**SUPPLIED INFORMATION**
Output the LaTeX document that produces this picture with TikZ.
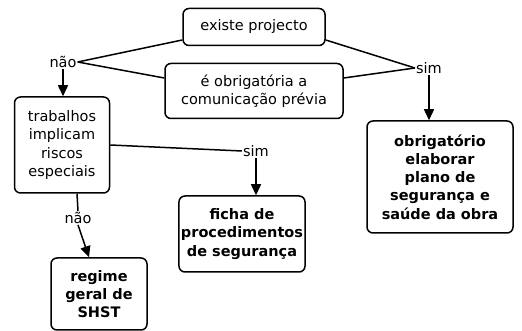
\documentclass[tikz,border=0pt]{standalone}
\usepackage{fontspec}
\setmainfont{DejaVu Sans}
\usetikzlibrary{arrows.meta,calc}

\tikzset{
  box/.style={draw, line width=1.5pt, rounded corners=6pt, align=center,
    inner sep=2pt, font=\fontsize{14.5}{18.3}\selectfont},
  endbox/.style={box, font=\fontsize{14.5}{18.3}\selectfont\bfseries},
  lbl/.style={inner sep=1pt, font=\fontsize{14.5}{16}\selectfont},
  link/.style={line width=1.5pt},
  go/.style={line width=1.5pt, -{Triangle[width=10pt,length=11pt]}}
}

\begin{document}
\begin{tikzpicture}[x=1pt, y=1pt]
\useasboundingbox (0,0) rectangle (522,331);

% questions
\node[box, minimum width=142pt, minimum height=37pt] (projecto) at (254,304) {existe projecto};
\node[box, minimum width=178pt, minimum height=55pt] (comunic) at (254,240) {é obrigatória a\\comunicação prévia};
\node[box, minimum width=95pt, minimum height=96pt] (riscos) at (62,186) {trabalhos\\implicam\\riscos\\especiais};

% answers
\node[endbox, minimum width=146pt, minimum height=112pt] (plano) at (440,154) {obrigatório\\elaborar\\plano de\\segurança e\\saúde da obra};
\node[endbox, minimum width=122pt, minimum height=76pt] (ficha) at (242,97) {ficha de\\procedimentos\\de segurança};
\node[endbox, minimum width=96pt, minimum height=72pt] (regime) at (99,37) {regime\\geral de\\SHST};

% labels
\node[lbl] (nao1) at (63,269) {não};
\node[lbl] (sim1) at (429,263) {sim};
\node[lbl] (sim2) at (256,180) {sim};
\node[lbl] (nao2) at (78,113) {não};

% connectors
\draw[link] ($(projecto.west)+(0,-13)$) -- (nao1.east);
\draw[link] (nao1.east) -- ($(comunic.west)+(0,13)$);
\draw[link] ($(projecto.east)+(0,-13)$) -- (sim1.west);
\draw[link] ($(comunic.east)+(0,13)$) -- (sim1.west);
\draw[go] (nao1.south) -- (nao1.south |- riscos.north);
\draw[go] (sim1.south) -- (sim1.south |- plano.north);

\draw[link] (riscos.east) -- (sim2.west);
\draw[go] (sim2.south) -- (sim2.south |- ficha.north);
\draw[link] ($(riscos.south)+(15,0)$) -- (nao2.north);
\draw[go] (nao2.south) -- ($(regime.north)+(-10,0)$);

\end{tikzpicture}
\end{document}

**REQUIRED TASK**
Return, unchanged, the lines from the first line of the material through the line that holds "(0,0) rectangle (522,331);", inclusive, omitting pictures.

**THE RESULT**
Output the LaTeX document that produces this picture with TikZ.
\documentclass[tikz,border=0pt]{standalone}
\usepackage{fontspec}
\setmainfont{DejaVu Sans}
\usetikzlibrary{arrows.meta,calc}

\tikzset{
  box/.style={draw, line width=1.5pt, rounded corners=6pt, align=center,
    inner sep=2pt, font=\fontsize{14.5}{18.3}\selectfont},
  endbox/.style={box, font=\fontsize{14.5}{18.3}\selectfont\bfseries},
  lbl/.style={inner sep=1pt, font=\fontsize{14.5}{16}\selectfont},
  link/.style={line width=1.5pt},
  go/.style={line width=1.5pt, -{Triangle[width=10pt,length=11pt]}}
}

\begin{document}
\begin{tikzpicture}[x=1pt, y=1pt]
\useasboundingbox (0,0) rectangle (522,331);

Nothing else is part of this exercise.